Your business becomes a living concept the moment you start developing it from an abstract idea. As with all living things it has a business lifecycle, and it must be nurtured and catered for depending on which stage the business is in. Over the last few months, we’ve shared tactics and strategies that you can incorporate within each stage. If you’d like to start at the beginning of this series, click here.
At each stage of the development, it’s important to focus on the key aspects that your business requires to evolve at that particular moment. Your focus and priorities will change as your business grows; knowing when and how to make these changes is the key to the successful development of your business and long-term sustainable growth.
The Importance of the 5 stages of Growth
The stages of growth for any business can be broken down into 5 basic categories: Existence, Survival, Success, Take-off, and Resource Maturity. Each individual growth stage requires a different set of applied skills and resources. It’s important that you recognize the current stage of your business lifecycle so that you can better evaluate the resources required to nourish your business’ development and plan accordingly through each progressive stage.
7 Steps to Plan Your Business Lifecycle
1. Understand which stage you are currently in
Existing businesses often fail to accurately determine which stage of the lifecycle they are in. Referring to the previous articles in this series on the 5 stages of growth, you should be able to recognize which stage your business is at regardless of its age. Just because an established business has experienced growth does not necessarily mean that it has put in place an effective means to expand and cope with increased demand. Many businesses plateau at every stage because they believe they are operating at maximum capacity and don’t push through change or level up their game.

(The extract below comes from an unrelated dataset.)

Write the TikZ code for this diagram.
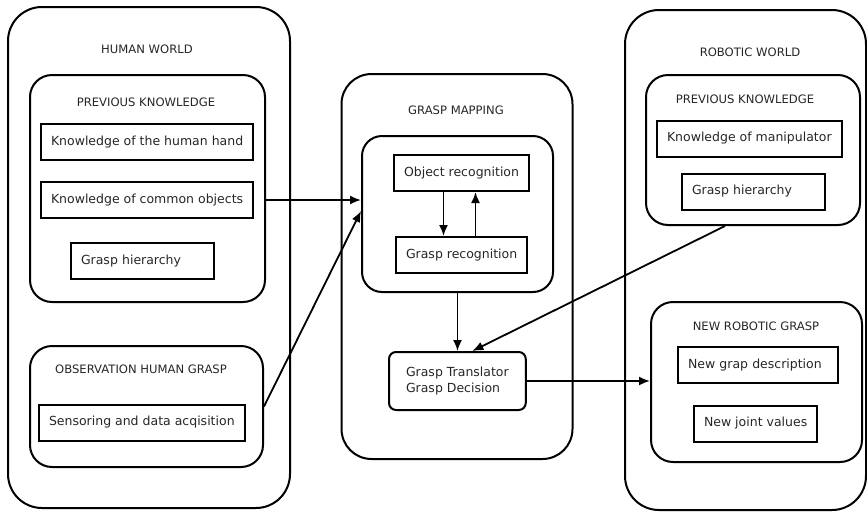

2. Learn the risk factors and key management activities in each stage
It’s important to acknowledge that you will be under prepared for different tasks at each stage of your businesses lifecycle. By planning management activities and resources in advance, you’ll reduce the effect of these risks to your business.
Identify the expertise needed to perform each project and the resources needed to deal comfortably with demand. Then start planning.
3. Plan to mitigate or overcome the risks associated with each stage
Risk management should be carried out ahead of new tasks or projects. Risks should be monitored and evaluated on an ongoing basis. Risk responses are varied and can include:
- Avoidance—eradicates a specific threat, usually by stamping out the cause.
- Mitigation—condensing the anticipated monetary value of a risk by reducing the probability of occurrence.
- Acceptance—accepting the ramification of the risk. Usually with the provision of a well-drafted contingency plan ready to launch should the risk become unavoidable.
For every risk you encounter, you should conscientiously choose one of these responses.
4. Ensure you have adequate human, financial and technical resources
A business can’t evolve to its full potential without the provision of accessible resources. All of which, ultimately require funding. The objective is to estimate demand with as much accuracy as possible. Often times, it’s better to have demand slightly ahead of resources. But, you won’t be able to sustain that rate for long.
5. Build the right team
It is important to build a team that can do the work efficiently and without too much direction. Hire strategic thinkers and capable leaders. But don’t hire too many cooks. It’s better to have one main chef and servers rather than have many chefs and no one serving the food.
6. Manage but don’t micromanage
Once you have the right team, let go. Delegate the work to them and be available when your leaders need direction and coaching.
Your time is far better used assessing the results and the productivity of the team and guiding them towards the goal. By not getting too involved, you can recognize potential risks before they are problems. Observe from afar and let those who are capable get the work done.
7. Evaluate results
Good planning is based on accurate data and previous experiences. Regularly review plans and forecasts and evaluate the results continuously. This data will offer a strong indication of your ability to plan and predict the outcome.
The planning for your business lifecycle should be an on-going process. Identifying new risks, overcoming them, and comparing the results against the plan are essential in refining your ability to prepare for the next stage of your business life cycle.